# [Exercise instructions]
Among the lines of data below, reproduce only those from the one with "Rebuild this chart" through the one with "import pandas as pd", exactly as they stand, both ends included.

-- start of Data for this task --

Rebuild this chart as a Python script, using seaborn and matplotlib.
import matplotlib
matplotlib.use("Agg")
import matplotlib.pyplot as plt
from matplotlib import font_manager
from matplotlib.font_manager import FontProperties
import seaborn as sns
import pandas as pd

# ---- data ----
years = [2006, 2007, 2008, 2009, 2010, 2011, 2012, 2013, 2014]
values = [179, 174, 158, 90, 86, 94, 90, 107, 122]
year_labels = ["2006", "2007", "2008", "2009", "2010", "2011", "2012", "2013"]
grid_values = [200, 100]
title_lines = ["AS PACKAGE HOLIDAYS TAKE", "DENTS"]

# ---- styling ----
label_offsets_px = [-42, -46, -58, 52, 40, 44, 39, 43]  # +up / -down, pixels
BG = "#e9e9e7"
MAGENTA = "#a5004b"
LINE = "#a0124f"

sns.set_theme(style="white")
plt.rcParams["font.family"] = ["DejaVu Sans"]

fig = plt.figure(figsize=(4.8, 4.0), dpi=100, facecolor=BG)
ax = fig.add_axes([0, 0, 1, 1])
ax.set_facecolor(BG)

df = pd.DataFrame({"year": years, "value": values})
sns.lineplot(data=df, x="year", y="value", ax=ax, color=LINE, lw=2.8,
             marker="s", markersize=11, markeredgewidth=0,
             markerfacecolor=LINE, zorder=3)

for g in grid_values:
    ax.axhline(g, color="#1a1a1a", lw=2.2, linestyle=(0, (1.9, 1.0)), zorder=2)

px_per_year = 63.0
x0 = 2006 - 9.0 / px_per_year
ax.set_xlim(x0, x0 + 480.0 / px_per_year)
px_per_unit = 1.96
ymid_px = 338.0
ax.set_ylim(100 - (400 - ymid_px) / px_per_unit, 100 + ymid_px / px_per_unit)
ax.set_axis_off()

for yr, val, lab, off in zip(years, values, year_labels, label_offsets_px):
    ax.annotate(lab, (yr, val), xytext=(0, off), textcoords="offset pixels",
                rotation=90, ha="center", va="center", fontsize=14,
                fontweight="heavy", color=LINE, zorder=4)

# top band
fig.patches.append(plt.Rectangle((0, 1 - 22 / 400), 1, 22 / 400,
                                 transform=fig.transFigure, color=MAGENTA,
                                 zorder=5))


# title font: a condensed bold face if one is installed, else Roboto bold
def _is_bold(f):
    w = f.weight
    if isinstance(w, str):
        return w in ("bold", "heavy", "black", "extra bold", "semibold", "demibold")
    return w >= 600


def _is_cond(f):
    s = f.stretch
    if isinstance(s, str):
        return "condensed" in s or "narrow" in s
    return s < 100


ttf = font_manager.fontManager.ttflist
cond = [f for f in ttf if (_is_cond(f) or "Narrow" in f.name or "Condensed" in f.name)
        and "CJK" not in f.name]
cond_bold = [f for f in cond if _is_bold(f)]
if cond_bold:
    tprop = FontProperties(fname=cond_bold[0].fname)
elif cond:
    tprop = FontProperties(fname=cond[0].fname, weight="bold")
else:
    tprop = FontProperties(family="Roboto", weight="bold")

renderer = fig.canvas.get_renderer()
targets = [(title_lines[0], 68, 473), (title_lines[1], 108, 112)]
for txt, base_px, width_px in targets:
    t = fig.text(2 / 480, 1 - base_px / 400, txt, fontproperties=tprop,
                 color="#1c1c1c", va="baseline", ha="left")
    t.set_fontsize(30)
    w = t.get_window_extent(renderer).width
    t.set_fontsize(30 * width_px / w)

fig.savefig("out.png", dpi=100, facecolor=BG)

-- end of Data for this task --
-- start of Data for this task --

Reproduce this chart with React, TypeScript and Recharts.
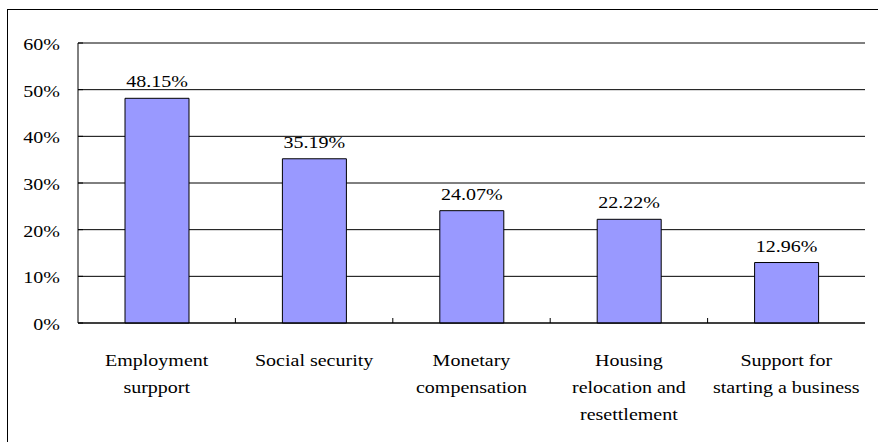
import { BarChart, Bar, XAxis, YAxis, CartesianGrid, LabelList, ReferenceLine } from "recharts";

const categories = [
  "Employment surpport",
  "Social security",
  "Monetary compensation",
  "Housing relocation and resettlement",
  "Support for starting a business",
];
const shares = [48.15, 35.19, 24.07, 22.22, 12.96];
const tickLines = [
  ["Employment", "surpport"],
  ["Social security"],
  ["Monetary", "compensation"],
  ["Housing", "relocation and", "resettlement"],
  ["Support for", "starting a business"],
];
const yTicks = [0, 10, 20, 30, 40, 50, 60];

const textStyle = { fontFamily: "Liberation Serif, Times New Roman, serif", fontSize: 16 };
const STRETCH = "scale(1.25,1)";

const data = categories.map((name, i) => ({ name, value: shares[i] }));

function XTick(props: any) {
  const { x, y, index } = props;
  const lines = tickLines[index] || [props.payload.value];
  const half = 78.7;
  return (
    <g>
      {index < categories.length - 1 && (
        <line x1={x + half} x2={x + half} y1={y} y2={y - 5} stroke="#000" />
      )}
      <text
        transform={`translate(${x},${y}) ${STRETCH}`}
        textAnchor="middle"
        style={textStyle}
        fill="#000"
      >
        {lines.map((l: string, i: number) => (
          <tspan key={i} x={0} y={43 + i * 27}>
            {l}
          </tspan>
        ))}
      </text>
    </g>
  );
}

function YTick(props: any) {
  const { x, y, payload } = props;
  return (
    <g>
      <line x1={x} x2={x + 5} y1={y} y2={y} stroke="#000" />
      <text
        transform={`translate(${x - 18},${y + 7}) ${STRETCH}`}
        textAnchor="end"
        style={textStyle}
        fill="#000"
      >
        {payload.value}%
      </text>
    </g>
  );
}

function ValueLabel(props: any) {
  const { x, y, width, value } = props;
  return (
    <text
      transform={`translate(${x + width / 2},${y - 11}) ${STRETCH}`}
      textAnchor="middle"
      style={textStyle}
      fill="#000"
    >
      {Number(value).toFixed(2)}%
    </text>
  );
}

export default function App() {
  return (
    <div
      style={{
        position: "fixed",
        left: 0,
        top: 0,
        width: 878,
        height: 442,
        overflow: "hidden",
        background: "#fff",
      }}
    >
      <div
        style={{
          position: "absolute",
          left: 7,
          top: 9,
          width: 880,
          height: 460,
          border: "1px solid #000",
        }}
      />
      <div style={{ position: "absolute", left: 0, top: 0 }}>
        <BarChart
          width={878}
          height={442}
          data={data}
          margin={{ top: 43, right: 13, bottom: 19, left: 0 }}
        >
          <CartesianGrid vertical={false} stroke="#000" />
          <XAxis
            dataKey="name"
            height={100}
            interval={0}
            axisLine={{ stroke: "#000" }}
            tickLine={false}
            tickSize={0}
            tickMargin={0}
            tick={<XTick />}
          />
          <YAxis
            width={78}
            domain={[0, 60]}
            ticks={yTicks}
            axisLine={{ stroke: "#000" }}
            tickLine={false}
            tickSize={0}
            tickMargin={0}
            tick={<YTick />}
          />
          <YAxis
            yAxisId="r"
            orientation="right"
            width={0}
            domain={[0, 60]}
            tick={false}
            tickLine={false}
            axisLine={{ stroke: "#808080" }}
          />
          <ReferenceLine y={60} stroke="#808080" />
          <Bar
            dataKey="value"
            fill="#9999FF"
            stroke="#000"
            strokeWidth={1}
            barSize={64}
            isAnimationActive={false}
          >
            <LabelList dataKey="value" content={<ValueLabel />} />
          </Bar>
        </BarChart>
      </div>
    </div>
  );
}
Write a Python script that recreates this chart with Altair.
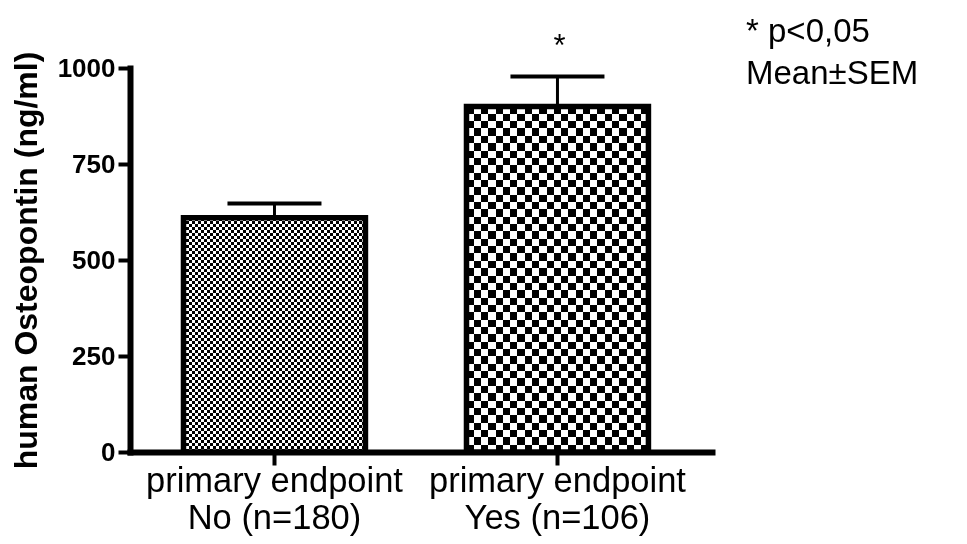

-- end of Data for this task --

# [Problem solution]
Rebuild this chart as a Python script, using seaborn and matplotlib.
import matplotlib
matplotlib.use("Agg")
import matplotlib.pyplot as plt
from matplotlib import font_manager
from matplotlib.font_manager import FontProperties
import seaborn as sns
import pandas as pd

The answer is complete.